Staff Reporter

NEW DELHI: Lamenting that credibility of the media had touched an “all-time low”, veteran journalist Kuldip Nayar said over the weekend that the biggest challenge before the media was how to regain it.

“While the government pressure on the Press has lessened, the pressure of financiers, political parties and others has increased. This has affected the media’s credibility adversely,” he said after releasing the Delhi Union of Journalists Ethics Council’s interim report on “Delhi Blasts: A Look at Media Coverage”.

The report brings out “lapses” in the reportage of the recent encounter of suspected militants at Batla House in Jamia Nagar.

“Let us make this report a starting point for retrieving our values,” Mr. Nayar remarked. He also suggested setting up of a national register of journalists, where all details of media persons would be made available to facilitate self-regulation. He also demanded that the National Human Rights Commission hold open sittings to ensure “transparency”.
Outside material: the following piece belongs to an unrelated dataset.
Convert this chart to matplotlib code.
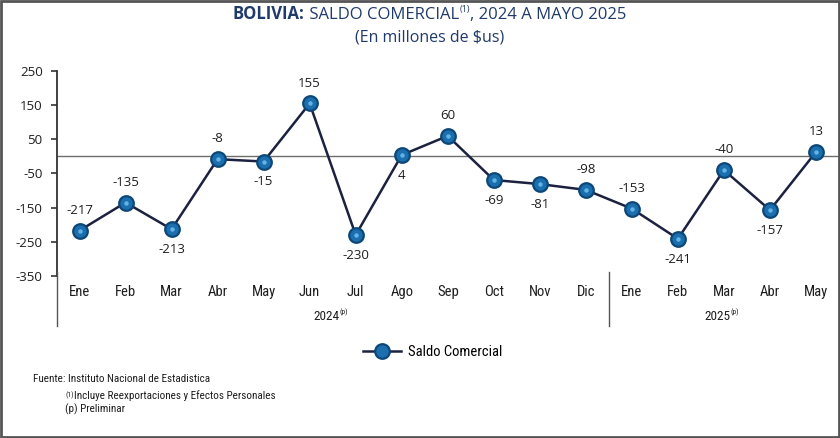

Obaid Siddiqui of A.J.K. Mass Communication Research Centre at Jamia Millia Islamia said media coverage of the encounter had led to the feeling among Muslims that they were being targeted and projected as “anti-nationals”.

Hannan Mollah of the Communist Party of India (Marxist) charged that due to “random reporting” by the media “without critically trying to find out actual facts”, the whole Muslim community was being projected as terrorists and that had created a “fear psychosis” among them.

DUJ president S.K. Pande said the interim report raised some hard questions. “Restraint is the need of the hour. While saying no to terrorism, say yes to communal harmony and restrained reporting,” he added.

The meeting also expressed concern at the way television journalist Soumya Viswanathan’s death was being depicted in the media and felt there should be protective measures and a risk insurance cover for all establishments to protect scribes on night duty.